Is Deconstuctivism 20 years old, or has it yet to even be born? My trip to Cincinnati and the University of Cincinnati for the opening of Daniel Libeskind’s, AIA, second American project put this question to me in a way that couldn’t really happen anywhere else. Libeskind’s work was on display (along with projects by Frank Gehry, FAIA, Zaha Hadid, Hon. FAIA, Peter Eisenman, FAIA, Bernard Tschumi, FAIA, Rem Koolhaas, and Coop Himmelb(l)au) in 1988 when AIA Gold Medal Winner Philip Johnson curated a show at the MoMA called “Deconstructivist Artchitecture,” widely considered to be the first coalescence of what would become the late 20th and early 21rst centuries’ design vanguard.
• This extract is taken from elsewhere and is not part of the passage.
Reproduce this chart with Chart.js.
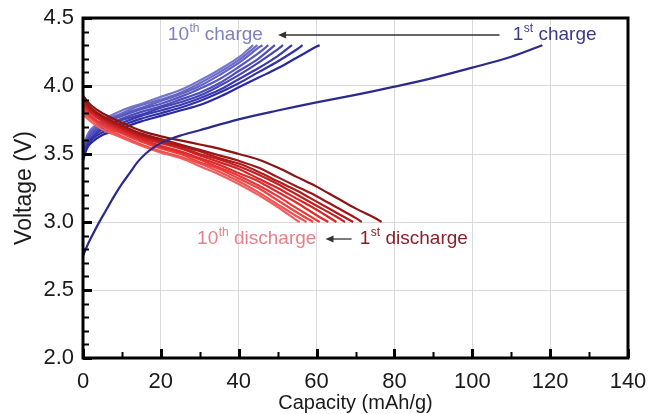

Along with Libeskind, buildings by Eisenman, Tushcmi, Gehry, and Hadid have sprung up in Cincinnati, and newer talents that are typically described as Deconstructivist torch-bearers, like Thom Mayne, FAIA, have buildings on the University of Cincinnati campus as well.
It makes sense that Johnson would have helmed this show. It wasn’t the first time he’d used his connections to the MoMA to crystallize a design sensibility in popular culture. He was 20th century architecture’s ultimate arbiter of taste, and he seemed to get genuine joy from arbitrating. After the 1988 show, Johnson seemed to take its lessons very seriously, falling under the spell of the younger Gehry and again radically revising his own aesthetic language from the early ’90s till his death in 2005. This spring and summer’s “Philip Johnson: Architecture as Art” exhibit at the Kreeger Museum here in Washington shows an architect who grew up at the feet of Mies and Corbusier, yet whose final days as a designer were spent in a willful and guiltless disavowal of the Platonic truths that inspired Modernism.
But what do all these architects have in common? Probably not aesthetics. Libeskind’s confrontational, chaotic forms betray no common set of formal priorities with the cool and cerebral work of Koolhaas. For much of these architects’ careers, they were regarded as “theoretical architects”, i.e. architects that seldom get things built, and though that stigma has been removed, this group’s common identity (and that of all Deconstructivists) may still lie in a common theoretical outlook. In a 2003 Art Forum article by Anthony Vidler, Dean of the Cooper Union School of Architecture, he writes that these architects are committed to astounding expectations with wild, sculptural movement and premeditated, holistic perversions of pure Modernism in an attempt to interrogate the history and practice of architecture, and perhaps all of culture at large.
So is this “meta-architecture” treatment enough to sustain an architectural movement? Is Deconstructivism as narrowly defined as this? Or has Deconstructivism come along as a haphazard and commercially convenient branding label? Does Johnson’s conversion to Deconstructivist forms help or hurt its case? And where are architects like Mayne taking it?